- _Required task_
Reproduce the listing below exactly, minus its pictures.

- _Source material_
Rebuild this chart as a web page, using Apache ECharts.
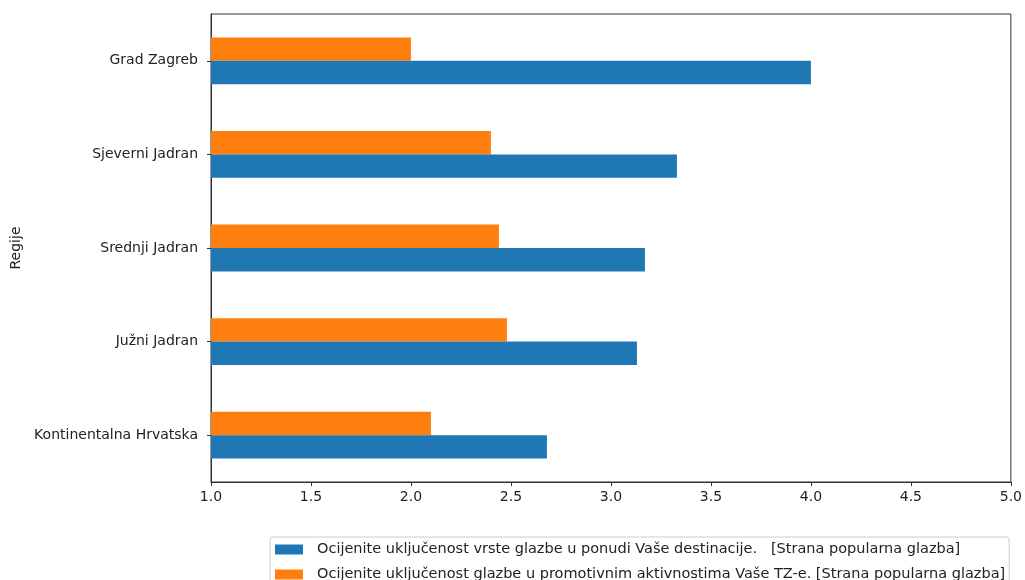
<!DOCTYPE html>
<html>
<head>
<meta charset="utf-8">
<script src="https://cdn.jsdelivr.net/npm/echarts@6/dist/echarts.min.js"></script>
<style>html,body{margin:0;padding:0;background:#fff;}#c{width:1025px;height:580px;}</style>
</head>
<body>
<div id="c"></div>
<script>
const categories = ['Kontinentalna Hrvatska', 'Južni Jadran', 'Srednji Jadran', 'Sjeverni Jadran', 'Grad Zagreb'];
const seriesNames = [
  'Ocijenite uključenost vrste glazbe u ponudi Vaše destinacije.   [Strana popularna glazba]',
  'Ocijenite uključenost glazbe u promotivnim aktivnostima Vaše TZ-e. [Strana popularna glazba]'
];
const blueValues = [2.68, 3.13, 3.17, 3.33, 4.0];
const orangeValues = [2.1, 2.48, 2.44, 2.4, 2.0];
const xTicks = [1.0, 1.5, 2.0, 2.5, 3.0, 3.5, 4.0, 4.5, 5.0];

const font = 'DejaVu Sans';
const fs = 14;
const chart = echarts.init(document.getElementById('c'), null, {renderer: 'canvas'});
chart.setOption({
  animation: false,
  textStyle: {fontFamily: font},
  grid: {left: 211, right: 11, top: 14, bottom: 98, show: true, borderColor: '#333', borderWidth: 1, backgroundColor: '#fff'},
  legend: {
    orient: 'vertical', left: 270, top: 537, height: 100,
    data: seriesNames,
    itemWidth: 28, itemHeight: 10, itemGap: 10,
    icon: 'rect',
    borderColor: '#ccc', borderWidth: 1, borderRadius: 3,
    padding: [5, 4, 6, 5],
    textStyle: {fontFamily: font, fontSize: 14.5, color: '#222', padding: [0, 0, 0, 9]}
  },
  xAxis: {
    type: 'value', min: xTicks[0], max: xTicks[xTicks.length - 1], interval: 0.5,
    axisLine: {show: true, lineStyle: {color: '#333'}},
    axisTick: {show: true, length: 4, lineStyle: {color: '#333'}},
    splitLine: {show: false},
    axisLabel: {fontFamily: font, fontSize: fs, color: '#222', margin: 8, formatter: v => v.toFixed(1)}
  },
  yAxis: {
    type: 'category', data: categories,
    name: 'Regije', nameLocation: 'middle', nameGap: 188, nameRotate: 90,
    nameTextStyle: {fontFamily: font, fontSize: fs, color: '#222'},
    axisLine: {show: true, lineStyle: {color: '#333'}},
    axisTick: {show: true, length: 4, alignWithLabel: true, lineStyle: {color: '#333'}},
    axisLabel: {fontFamily: font, fontSize: fs, color: '#222', margin: 13}
  },
  series: [
    {name: seriesNames[1], type: 'bar', data: orangeValues, itemStyle: {color: '#ff7f0e'}, barCategoryGap: '50%', barGap: '0%'},
    {name: seriesNames[0], type: 'bar', data: blueValues, itemStyle: {color: '#1f77b4'}, barCategoryGap: '50%', barGap: '0%'}
  ]
});
</script>
</body>
</html>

- _Output_
Rebuild this chart as a web page, using Apache ECharts.
<!DOCTYPE html>
<html>
<head>
<meta charset="utf-8">
<script src="https://cdn.jsdelivr.net/npm/echarts@6/dist/echarts.min.js"></script>
<style>html,body{margin:0;padding:0;background:#fff;}#c{width:1025px;height:580px;}</style>
</head>
<body>
<div id="c"></div>
<script>
const categories = ['Kontinentalna Hrvatska', 'Južni Jadran', 'Srednji Jadran', 'Sjeverni Jadran', 'Grad Zagreb'];
const seriesNames = [
  'Ocijenite uključenost vrste glazbe u ponudi Vaše destinacije.   [Strana popularna glazba]',
  'Ocijenite uključenost glazbe u promotivnim aktivnostima Vaše TZ-e. [Strana popularna glazba]'
];
const blueValues = [2.68, 3.13, 3.17, 3.33, 4.0];
const orangeValues = [2.1, 2.48, 2.44, 2.4, 2.0];
const xTicks = [1.0, 1.5, 2.0, 2.5, 3.0, 3.5, 4.0, 4.5, 5.0];

const font = 'DejaVu Sans';
const fs = 14;
const chart = echarts.init(document.getElementById('c'), null, {renderer: 'canvas'});
chart.setOption({
  animation: false,
  textStyle: {fontFamily: font},
  grid: {left: 211, right: 11, top: 14, bottom: 98, show: true, borderColor: '#333', borderWidth: 1, backgroundColor: '#fff'},
  legend: {
    orient: 'vertical', left: 270, top: 537, height: 100,
    data: seriesNames,
    itemWidth: 28, itemHeight: 10, itemGap: 10,
    icon: 'rect',
    borderColor: '#ccc', borderWidth: 1, borderRadius: 3,
    padding: [5, 4, 6, 5],
    textStyle: {fontFamily: font, fontSize: 14.5, color: '#222', padding: [0, 0, 0, 9]}
  },
  xAxis: {
    type: 'value', min: xTicks[0], max: xTicks[xTicks.length - 1], interval: 0.5,
    axisLine: {show: true, lineStyle: {color: '#333'}},
    axisTick: {show: true, length: 4, lineStyle: {color: '#333'}},
    splitLine: {show: false},
    axisLabel: {fontFamily: font, fontSize: fs, color: '#222', margin: 8, formatter: v => v.toFixed(1)}
  },
  yAxis: {
    type: 'category', data: categories,
    name: 'Regije', nameLocation: 'middle', nameGap: 188, nameRotate: 90,
    nameTextStyle: {fontFamily: font, fontSize: fs, color: '#222'},
    axisLine: {show: true, lineStyle: {color: '#333'}},
    axisTick: {show: true, length: 4, alignWithLabel: true, lineStyle: {color: '#333'}},
    axisLabel: {fontFamily: font, fontSize: fs, color: '#222', margin: 13}
  },
  series: [
    {name: seriesNames[1], type: 'bar', data: orangeValues, itemStyle: {color: '#ff7f0e'}, barCategoryGap: '50%', barGap: '0%'},
    {name: seriesNames[0], type: 'bar', data: blueValues, itemStyle: {color: '#1f77b4'}, barCategoryGap: '50%', barGap: '0%'}
  ]
});
</script>
</body>
</html>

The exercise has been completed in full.